Noteworthy innovations in this realm include pioneering research by Square Roots on extending crop growth periods without light, illustrating the vast potential for further advancements in vertical farming. Vertical farming will struggle to scale up without even more innovations in energy efficiency and powering them from renewable sources.
2. Circularity and Vertical Farming
A recent visit to the ReFarm project at Cop28 in Dubai showcased the forefront of sustainable agriculture by minimizing external inputs while maximizing outputs. Unlike the conventional linear model, ReFarm operates on a circular system, processing food waste into compost and water through the action of black soldier flies, which in turn supports the growth of fresh greens and herbs.
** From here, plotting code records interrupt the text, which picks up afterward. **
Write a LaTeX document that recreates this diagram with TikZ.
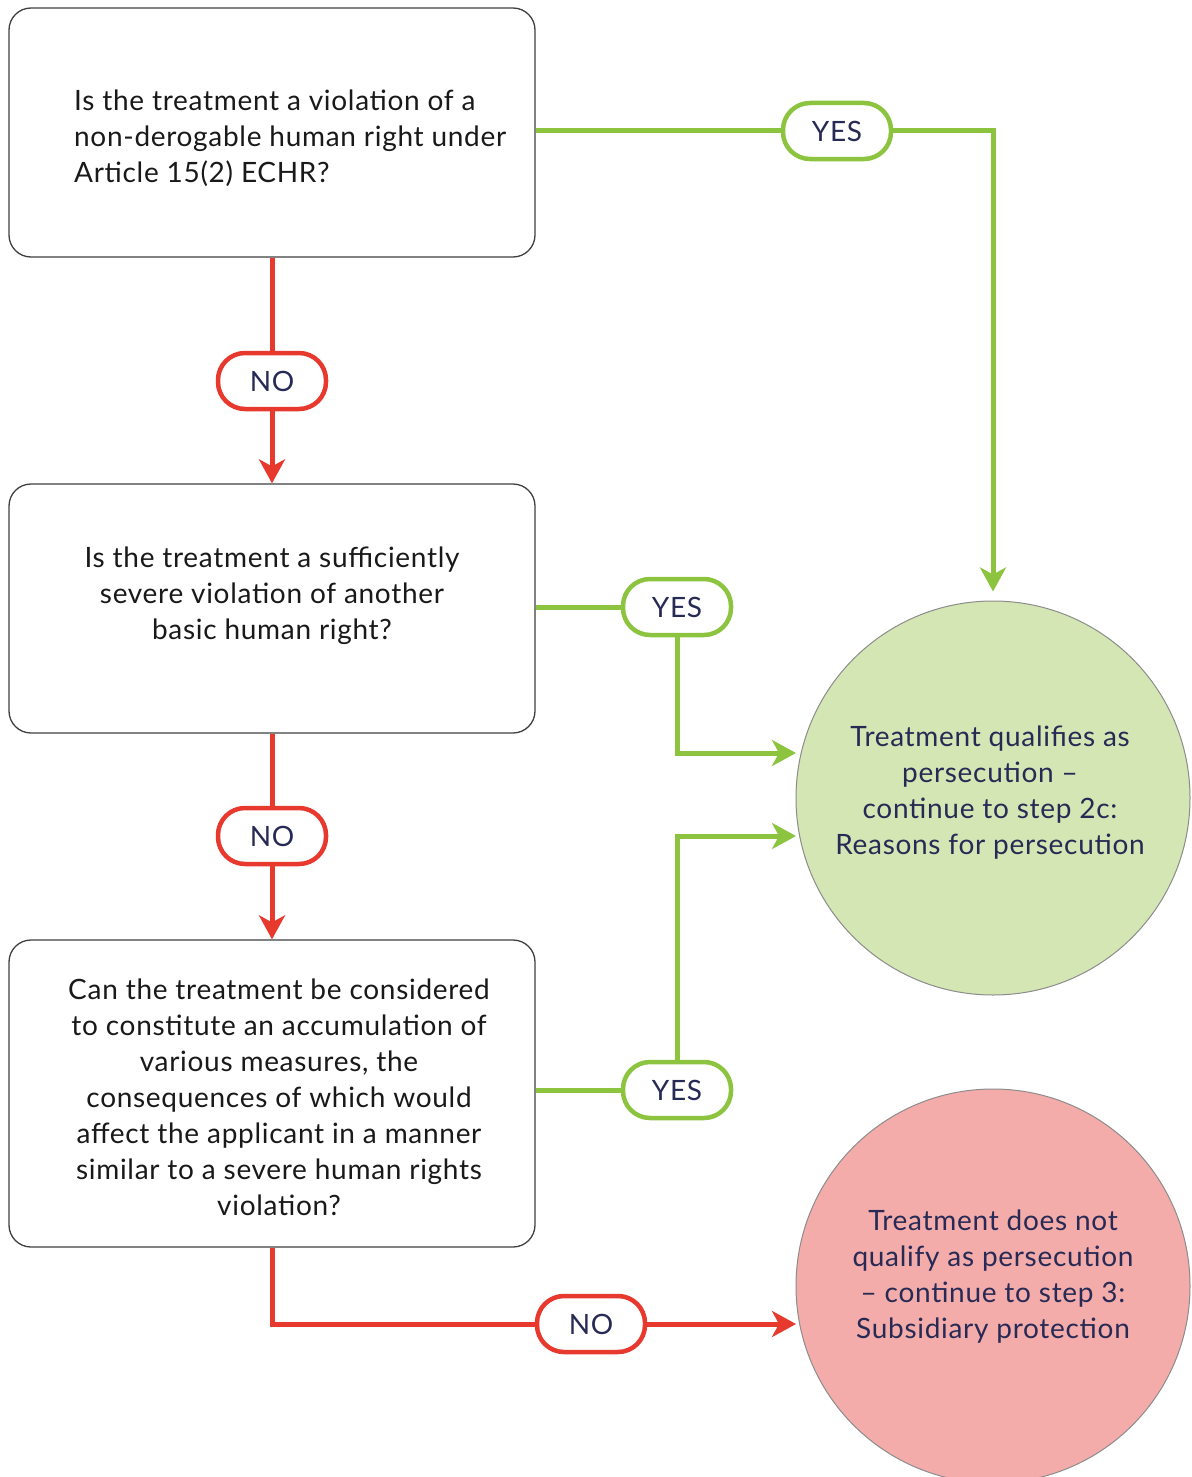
\documentclass[tikz,border=0pt]{standalone}
\usepackage{fontspec}
\setmainfont[LetterSpace=2.5]{Lato}
\usetikzlibrary{arrows.meta}
\definecolor{yesgreen}{HTML}{8CC43F}
\definecolor{nored}{HTML}{E8392E}
\definecolor{navy}{HTML}{272A55}
\definecolor{okfill}{HTML}{D3E6B3}
\definecolor{nofill}{HTML}{F3ACAA}
\begin{document}
\begin{tikzpicture}[x=1pt,y=-1pt,
  qbox/.style={draw=black!75, line width=1.3pt, rounded corners=22pt, fill=white,
    minimum width=526pt, minimum height=249pt, inner sep=0pt},
  qtext/.style={font=\fontsize{28}{36}\selectfont, text=black!90, align=center, inner sep=0pt},
  pill/.style={draw, line width=4.5pt, fill=white, rounded corners=27pt,
    minimum width=108pt, minimum height=56pt, inner sep=0pt, text=navy,
    font=\fontsize{28}{30}\selectfont},
  yespill/.style={pill, draw=yesgreen},
  nopill/.style={pill, draw=nored},
  result/.style={circle, draw=black!45, line width=1pt, minimum size=394pt, inner sep=0pt},
  rtext/.style={font=\fontsize{28}{36}\selectfont, text=navy, align=center, inner sep=0pt},
  gline/.style={draw=yesgreen, line width=5pt},
  rline/.style={draw=nored, line width=5pt},
  tip/.style={-{Stealth[length=24pt,width=26pt,inset=7pt]}},
]
\useasboundingbox (0,0) rectangle (1191,1477);

% question boxes
\node[qbox] (q1) at (272,132.5) {};
\node[qbox] (q2) at (272,608.5) {};
\node[qbox, minimum height=307pt] (q3) at (272,1093.5) {};

\node[qtext, align=left, anchor=west] (t1) at (74,138)
  {Is the treatment a violation of a\\non-derogable human right under\\Article 15(2) ECHR?};
\node[qtext] (t2) at (272,596)
  {Is the treatment a sufficiently\\severe violation of another\\basic human right?};
\node[qtext] (t3) at (279,1097)
  {Can the treatment be considered\\to constitute an accumulation of\\various measures, the\\consequences of which would\\affect the applicant in a manner\\similar to a severe human rights\\violation?};

% outcomes
\node[result, fill=okfill] (ok) at (993,798) {};
\node[rtext] (okt) at (990,793)
  {Treatment qualifies as\\persecution --\\continue to step 2c:\\Reasons for persecution};
\node[result, fill=nofill] (bad) at (993,1286) {};
\node[rtext] (badt) at (993,1277)
  {Treatment does not\\qualify as persecution\\-- continue to step 3:\\Subsidiary protection};

\coordinate (ok-a) at (796,753);
\coordinate (ok-b) at (796,836);
\coordinate (bad-a) at (796,1324);

% answer labels
\node[yespill] (y1) at (837,131) {YES};
\node[yespill] (y2) at (677,607) {YES};
\node[yespill] (y3) at (677,1090) {YES};
\node[nopill] (n1) at (272,381) {NO};
\node[nopill] (n2) at (272,836) {NO};
\node[nopill] (n3) at (591,1324) {NO};

% yes connectors
\draw[gline] (q1.east |- y1.west) -- (y1.west);
\draw[gline, tip, shorten >=9pt] (y1.east) -| (ok.north);
\draw[gline] (q2.east |- y2.west) -- (y2.west);
\draw[gline, tip] (y2.south) |- (ok-a);
\draw[gline] (q3.east |- y3.west) -- (y3.west);
\draw[gline, tip] (y3.north) |- (ok-b);

% no connectors
\draw[rline] (q1.south) -- (n1.north);
\draw[rline, tip] (n1.south) -- (q2.north);
\draw[rline] (q2.south) -- (n2.north);
\draw[rline, tip] (n2.south) -- (q3.north);
\draw[rline] (q3.south) |- (n3.west);
\draw[rline, tip] (n3.east) -- (bad-a);
\end{tikzpicture}
\end{document}
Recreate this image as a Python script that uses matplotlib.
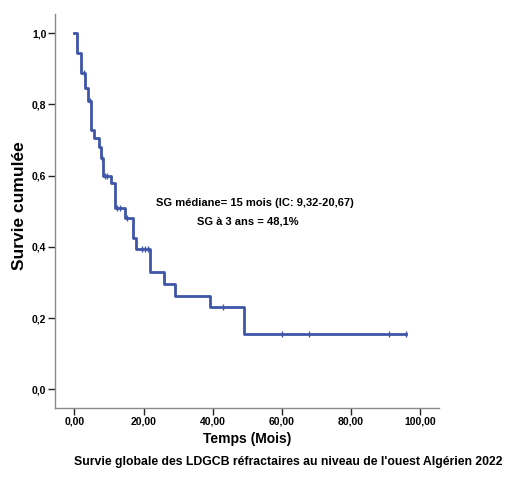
import matplotlib
matplotlib.use("Agg")
import matplotlib.pyplot as plt

plt.rcParams['font.family'] = ['Liberation Sans', 'DejaVu Sans']
plt.rcParams['font.weight'] = 'bold'

# Kaplan-Meier steps (months, cumulative survival)
step_times = [0.0, 0.8, 2.0, 3.0, 3.9, 4.7, 5.7, 7.0, 7.7, 8.3, 10.7, 11.6,
              14.6, 17.0, 17.9, 21.8, 25.9, 29.0, 39.2, 49.0]
step_surv = [1.0, 0.944, 0.888, 0.846, 0.81, 0.728, 0.705, 0.68, 0.65, 0.60,
             0.578, 0.508, 0.482, 0.424, 0.395, 0.33, 0.297, 0.262, 0.23, 0.154]
censor_times = [2.7, 4.6, 7.9, 8.9, 9.5, 12.4, 13.3, 15.3, 19.6, 20.4, 21.2,
                43.0, 60.1, 67.9, 91.1, 96.1]
end_time = 96.1

x_ticks = [0, 20, 40, 60, 80, 100]
y_ticks = [0.0, 0.2, 0.4, 0.6, 0.8, 1.0]

median_txt = "SG médiane= 15 mois (IC: 9,32-20,67)"
three_y_txt = "SG à 3 ans = 48,1%"
caption = "Survie globale des LDGCB réfractaires au niveau de l'ouest Algérien 2022"

col = '#3f55a8'

fig = plt.figure(figsize=(5.12, 4.83), dpi=100)
ax = fig.add_axes([0.108, 0.155, 0.749, 0.816])

# step curve
xs = step_times + [end_time]
ys = step_surv + [step_surv[-1]]
ax.step(xs, ys, where='post', color=col, lw=2.0)


def surv_at(t):
    s = step_surv[0]
    for tt, ss in zip(step_times, step_surv):
        if tt <= t:
            s = ss
    return s


ax.plot(censor_times, [surv_at(t) for t in censor_times], ls='none',
        marker='|', ms=5, mew=1.0, color=col)

ax.set_xlim(-5.56, 105.5)
ax.set_ylim(-0.053, 1.054)
ax.set_xticks(x_ticks)
ax.set_xticklabels([f"{v:.2f}".replace('.', ',') for v in x_ticks])
ax.set_yticks(y_ticks)
ax.set_yticklabels([f"{v:.1f}".replace('.', ',') for v in y_ticks])
ax.tick_params(labelsize=7.5, length=5, width=1, direction='out', color='#222222')
ax.tick_params(axis='y', pad=1.5)
ax.tick_params(axis='x', pad=1.0)

for s in ['top', 'right']:
    ax.spines[s].set_visible(False)
for s in ['left', 'bottom']:
    ax.spines[s].set_color('#8a8a8a')
    ax.spines[s].set_linewidth(1.0)

ax.set_xlabel("Temps (Mois)", fontsize=10, fontweight='bold', labelpad=4)
ax.set_ylabel("Survie cumulée", fontsize=12.5, fontweight='bold')
ax.yaxis.set_label_coords(-0.075, 0.513)

ax.text(52.2, 0.523, median_txt, fontsize=8, ha='center', va='center')
ax.text(50.2, 0.47, three_y_txt, fontsize=8, ha='center', va='center')

fig.text(0.5625, 0.0435, caption, fontsize=8.8, ha='center', va='center')

fig.savefig("out.png", dpi=100)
Outputs from the farm also include mangroves, connecting the farm to UAE decarbonization efforts. Also, waste substrate is used as an amendment to sandy field farms outside of Dubai and Abu Dhabi. This model exemplifies a self-sustaining ecosystem approach to vertical farming that contributes to local decarbonization efforts while achieving near-zero external water usage.
3. Integration of Vertical Farming into Urban Planning
The visionary integration of vertical farming into urban master planning posits a future where these farms are seamlessly woven into the urban landscape, enhancing food security, environmental sustainability, and community welfare.
By incorporating vertical farms into residential and commercial developments, this approach not only optimizes land use but also redefines the relationship between urban populations and their food sources. Projects such as the LCK initiative in Singapore, NEOM in Saudi Arabia, and the Bronx armory redevelopment in the U.S. illustrate the potential of integrating vertical farming into the broader context of architecture, planning, and real estate development.
Conclusion
Although the current downturn presents a daunting picture, it’s essential to recognize the resilient foundation and innovative strides that underpin vertical farming. Today’s challenges represent obstacles within the broader narrative of an indispensable agricultural shift.
With robust fundamental drivers and a wave of innovative developments on the horizon, vertical farming is on the brink of a resurgence.
This sector not only anticipates a rebound but envisions a dynamic future where agriculture is more efficient and intricately integrated into our urban existence. As we persevere through these trials, it’s important to remember that the journey toward revolutionizing agriculture and securing our food future is fraught with challenges, yet it is within these challenges that the most significant innovations emerge. The journey of vertical farming is far from concluded; it stands on the threshold of its next significant advancement.
Editor’s note: Henry Gordon-Smith is the founder and CEO of Agritecture, an advisory services and technology firm focused on urban and controlled environment agriculture.